Authentic Chinese brands
In the coming years, Chinese brands will reach deeper into Chinese history to capitalize on the new zeitgeist. Some recent trends include “Hanfu” clothing (汉服), the style of dress of the Han dynasty; “China chic” (国超) cosmetics brands and consumables like Chicecream, a Chinese ice cream in the shape of Chinese roof tiles.
The Patriotic Blockbuster
Judging by the best-performing film this year — the Korean War epic The Battle at Lake Changjin (长津湖) — patriotic war films remain a huge market opportunity, with their strong Chinese characters standing up against foreign adversaries. Director Zhang Yimou is also working on another Korean War film called “Sniper,” which has yet to set a release date.

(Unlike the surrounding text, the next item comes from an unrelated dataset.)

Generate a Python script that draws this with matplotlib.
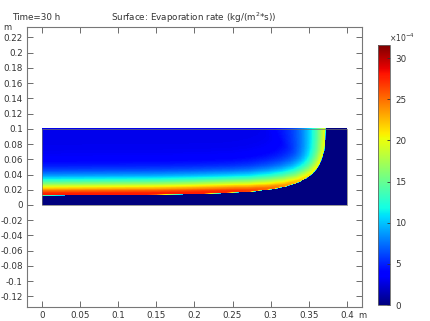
import numpy as np
import matplotlib
matplotlib.use("Agg")
import matplotlib.pyplot as plt
from matplotlib.patches import Rectangle

# drying front (m)
frontX = [0.0, 0.15, 0.2, 0.247, 0.274, 0.3, 0.32, 0.337, 0.348, 0.356,
          0.3625, 0.367, 0.3705, 0.372, 0.3725]
frontY = [0.0118, 0.0128, 0.0138, 0.0154, 0.0168, 0.0197, 0.0235, 0.029, 0.035,
          0.041, 0.049, 0.058, 0.07, 0.085, 0.1]
# peak rate just behind the front (x1e-4 kg/(m^2*s)), decay width (m), decay shape
frontPeak = [27.8, 27.8, 27.7, 27.3, 26.5, 25.0, 23.5, 22.0, 21.0, 20.3,
             20.0, 19.8, 19.6, 19.5, 19.5]
frontWidth = [0.0185, 0.0185, 0.0185, 0.0185, 0.0185, 0.019, 0.0195, 0.02, 0.021,
              0.0215, 0.022, 0.0225, 0.023, 0.024, 0.025]
frontShape = [1.4, 1.4, 1.4, 1.4, 1.35, 1.3, 1.25, 1.2, 1.15, 1.1,
              1.05, 1.0, 1.0, 1.0, 1.0]
baseRate = 3.0
rateMax = 31.6

domainW, domainH = 0.4, 0.1
xTicks = [0, 0.05, 0.1, 0.15, 0.2, 0.25, 0.3, 0.35, 0.4]
xTickLabels = ["0", "0.05", "0.1", "0.15", "0.2", "0.25", "0.3", "0.35", "0.4"]
yTicks = [-0.12, -0.1, -0.08, -0.06, -0.04, -0.02, 0, 0.02, 0.04, 0.06, 0.08,
          0.1, 0.12, 0.14, 0.16, 0.18, 0.2, 0.22]
cbTicks = [0, 5, 10, 15, 20, 25, 30]

# field on a grid: distance to the front polyline, parameters blended
# between nearby segments so nothing jumps across the corner
xs = np.linspace(0, domainW, 801)
ys = np.linspace(0, domainH, 201)
X, Y = np.meshgrid(xs, ys)
fx = np.array(frontX)
fy = np.array(frontY)
nSeg = len(fx) - 1
dist = np.empty((nSeg,) + X.shape)
sPar = np.empty((nSeg,) + X.shape)
for i in range(nSeg):
    dx, dy = fx[i + 1] - fx[i], fy[i + 1] - fy[i]
    t = ((X - fx[i]) * dx + (Y - fy[i]) * dy) / (dx * dx + dy * dy)
    t = np.clip(t, 0, 1)
    dist[i] = np.hypot(X - fx[i] - t * dx, Y - fy[i] - t * dy)
    sPar[i] = i + t
best = dist.min(axis=0)
wts = np.exp(-(dist - best) / 0.004)
wts /= wts.sum(axis=0)
idx = np.arange(len(fx))
pk = (wts * np.interp(sPar, idx, frontPeak)).sum(axis=0)
wd = (wts * np.interp(sPar, idx, frontWidth)).sum(axis=0)
pw = (wts * np.interp(sPar, idx, frontShape)).sum(axis=0)
d0 = 0.0025
ramp = np.clip(0.35 + best / 0.0012, 0, 1)
tail = np.clip(best - d0, 0, None) / wd
Z = ramp * (baseRate + (pk - baseRate) * np.exp(-tail ** pw))
wet = (X <= fx[-1]) & (Y >= np.interp(X, fx, fy))
Z[~wet] = 0.0

fig = plt.figure(figsize=(4.31, 3.21), dpi=100)
ax = fig.add_axes([0.0626, 0.0436, 0.777, 0.873])
ax.imshow(Z, origin="lower", extent=[0, domainW, 0, domainH], cmap="jet",
          vmin=0, vmax=rateMax, aspect="auto", interpolation="nearest")
ax.add_patch(Rectangle((0, 0), domainW, domainH, fill=False, ec="#707070", lw=0.5))
ax.set_xlim(-0.0197, 0.4197)
ax.set_ylim(-0.134, 0.234)

tc = "#333333"
ax.set_xticks(xTicks)
ax.set_xticklabels(xTickLabels)
ax.set_yticks(yTicks)
ax.set_yticklabels(["%g" % v for v in yTicks])
ax.tick_params(direction="in", length=4, width=0.6, top=True, right=True,
               labelsize=6.3, colors="#555555", labelcolor=tc, pad=3)
for sp in ax.spines.values():
    sp.set_color("#777777")
    sp.set_linewidth(0.8)

fig.text(3.5 / 431, 1 - 27 / 321, "m", fontsize=6, color=tc, va="center")
fig.text(358 / 431, 1 - 315 / 321, "m", fontsize=6, color=tc, va="center")
fig.text(12 / 431, 1 - 17 / 321, "Time=30 h", fontsize=6.3, color=tc, va="center")
fig.text(194 / 431, 1 - 18 / 321, "Surface: Evaporation rate (kg/(m$^2$*s))",
         fontsize=6.3, color=tc, va="center", ha="center")

cax = fig.add_axes([0.876, 0.0498, 0.0286, 0.81])
sm = plt.cm.ScalarMappable(cmap="jet", norm=plt.Normalize(0, rateMax))
cb = fig.colorbar(sm, cax=cax, ticks=cbTicks)
cb.outline.set_edgecolor("#666666")
cb.outline.set_linewidth(0.6)
cax.tick_params(direction="in", length=2.5, width=0.6, labelsize=6.3,
                labelcolor=tc, colors="#333333", pad=4)
fig.text(389 / 431, 1 - 38 / 321, "×10$^{-4}$", fontsize=5.5, color=tc, va="center")

fig.savefig("out.png", dpi=100)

Industry sources told The China Project that after 2016, Chinese war movies (especially with the U.S. as the enemy) have become the easiest to receive approvals for.
Red-themed Chinese Dramas
The “Red thematic drama” ( 红色题材剧 a term referring to ideology-infused state-sponsored productions) is another growing category this year. The history drama Age of Awakening (觉醒年代 jué xǐng nián dài) a state propaganda film about the founding of the Chinese Communist Party (CCP), received glowing reviews since its March finale, scoring a 9.3 out of 10 on Douban (among 350,000 voters). Viewers overwhelmingly voiced their surprise at the quality of the film. Recently, Chinese propaganda has improved significantly from the agitprop that defined earlier Communist countries. With more money and better tech, the production quality of films can sometimes make up for the gushy melodrama of state-sponsored content.
Chinese Animation
In 2019, the top-grossing Chinese film was Ne Zha, an animated film about the eponymous, irascible superkid of Chinese myth. Chinese animation, donghua 动画 in Chinese, is at the edge of a revival. “I’m convinced [China’s animation industry] will overtake us in production in three years and in skill in five to 10 years,” wrote a famous Japanese animator on Twitter in 2017. Just as being the world’s factory taught China a thing or two about building successful products, Chinese animators have built their own production houses after years of outsourcing their talents to American and Japanese animators. Recently, the brain drain has reversed: Japanese animators are flocking to China to look for new opportunities and better pay. The result is a deadly combination: Chinese culture brought to life by talented Chinese animators supported by a fanbase of Chinese anime nerds.
Sports Promotion
In 2021, Beijing announced a plan to make sports into a 5 trillion yuan ($773 billion) industry by 2025, a 70% increase from 2019 levels. Alongside benefits to the economy, sporting activities dovetail with a lot of the rhetoric around a “strong nation” in Xi’s new era. In 2019, The State Council issued the “Outline for Building a Leading Sports Nation,” drawing a roadmap for how China can become a world leader in sports. Sports spending has also skyrocketed in the lead-up to the 2022 Winter Olympics. As China confronts the challenge of childhood obesity, gaming addiction, and excessive homework, sports have become a natural alternative for children to which Beijing is actively lending its support.